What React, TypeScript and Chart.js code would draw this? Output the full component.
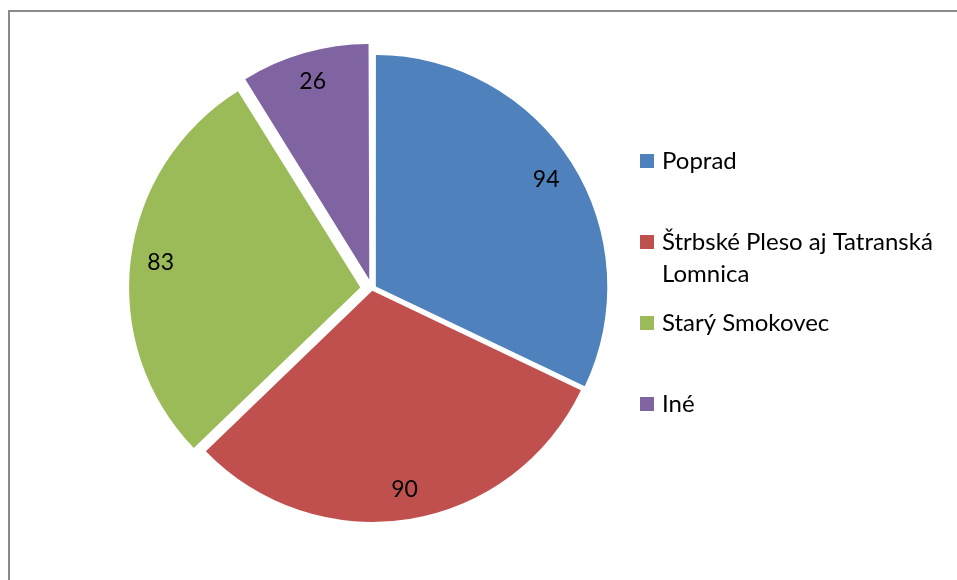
import React, { useEffect, useRef } from 'react';
import { Chart, registerables } from 'chart.js';

Chart.register(...registerables);

const categories = ['Poprad', 'Štrbské Pleso aj Tatranská Lomnica', 'Starý Smokovec', 'Iné'];
const values = [94, 90, 83, 26];
const colors = ['#4F81BD', '#C0504D', '#9BBB59', '#8064A2'];
const explodePx = [5, 2, 12, 14.5];

const LEGEND_FONT = '24px Lato';
const LABEL_FONT = '23px Lato';

function wrapText(ctx: CanvasRenderingContext2D, text: string, maxW: number): string[] {
  const words = text.split(' ');
  const lines: string[] = [];
  let cur = '';
  for (const w of words) {
    const t = cur ? cur + ' ' + w : w;
    if (ctx.measureText(t).width > maxW && cur) {
      lines.push(cur);
      cur = w;
    } else cur = t;
  }
  if (cur) lines.push(cur);
  return lines;
}

export default function App() {
  const ref = useRef<HTMLCanvasElement>(null);
  useEffect(() => {
    if (!ref.current) return;
    const total = values.reduce((a, b) => a + b, 0);
    const offsets = values.map((v, i) => {
      const c = (v / total) * 2 * Math.PI;
      return (4 * explodePx[i]) / (2 - Math.sin(Math.min(Math.PI, c)));
    });

    const labelPlugin = {
      id: 'sliceLabels',
      afterDatasetsDraw(chart: any) {
        const ctx = chart.ctx;
        const meta = chart.getDatasetMeta(0);
        ctx.save();
        ctx.font = LABEL_FONT;
        ctx.fillStyle = '#000';
        ctx.textAlign = 'center';
        ctx.textBaseline = 'middle';
        meta.data.forEach((arc: any, i: number) => {
          const { x, y, startAngle, endAngle, outerRadius } = arc.getProps(
            ['x', 'y', 'startAngle', 'endAngle', 'outerRadius'],
            true
          );
          const mid = (startAngle + endAngle) / 2;
          const d = explodePx[i] + 0.87 * outerRadius;
          ctx.fillText(String(chart.data.datasets[0].data[i]), x + Math.cos(mid) * d, y + Math.sin(mid) * d);
        });
        ctx.restore();
      },
    };

    const legendPlugin = {
      id: 'sideLegend',
      afterDraw(chart: any) {
        const ctx = chart.ctx;
        const boxX = 630;
        const textX = 652;
        const top = 149;
        const gap = 81;
        const lineH = 32;
        const box = 14;
        ctx.save();
        ctx.font = LEGEND_FONT;
        ctx.textAlign = 'left';
        ctx.textBaseline = 'middle';
        (chart.data.labels as string[]).forEach((lab, i) => {
          const cy = top + i * gap;
          ctx.fillStyle = chart.data.datasets[0].backgroundColor[i];
          ctx.fillRect(boxX, cy - box / 2, box, box);
          ctx.fillStyle = '#000';
          wrapText(ctx, lab, 293).forEach((ln, j) => ctx.fillText(ln, textX, cy + j * lineH));
        });
        ctx.restore();
      },
    };

    const chart = new Chart(ref.current, {
      type: 'pie',
      data: {
        labels: categories,
        datasets: [
          {
            data: values,
            backgroundColor: colors,
            borderWidth: 0,
            offset: offsets,
            hoverOffset: 0,
            radius: 231,
          } as any,
        ],
      },
      options: {
        animation: false,
        responsive: true,
        maintainAspectRatio: false,
        layout: { padding: { left: 0, top: 0, right: 223, bottom: 14 } },
        plugins: {
          legend: { display: false },
          tooltip: { enabled: false },
        },
        events: [],
      },
      plugins: [labelPlugin, legendPlugin],
    });
    return () => chart.destroy();
  }, []);

  return (
    <div style={{ position: 'fixed', left: 8, top: 10, right: 0, bottom: 0, overflow: 'hidden', background: '#fff' }}>
      <div
        style={{
          position: 'absolute',
          left: 0,
          top: 0,
          width: 980,
          height: 620,
          border: '2px solid #8a8a8a',
          boxSizing: 'border-box',
        }}
      >
        <div style={{ position: 'absolute', left: 0, top: 0, width: 947, height: 568 }}>
          <canvas ref={ref} />
        </div>
      </div>
    </div>
  );
}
--*--
Given instruction - Copy nothing but the lines from the top of the data down to the line containing "Chart.register(...registerables);", and leave the pictures out.

Result of the exercise -
What React, TypeScript and Chart.js code would draw this? Output the full component.
import React, { useEffect, useRef } from 'react';
import { Chart, registerables } from 'chart.js';

Chart.register(...registerables);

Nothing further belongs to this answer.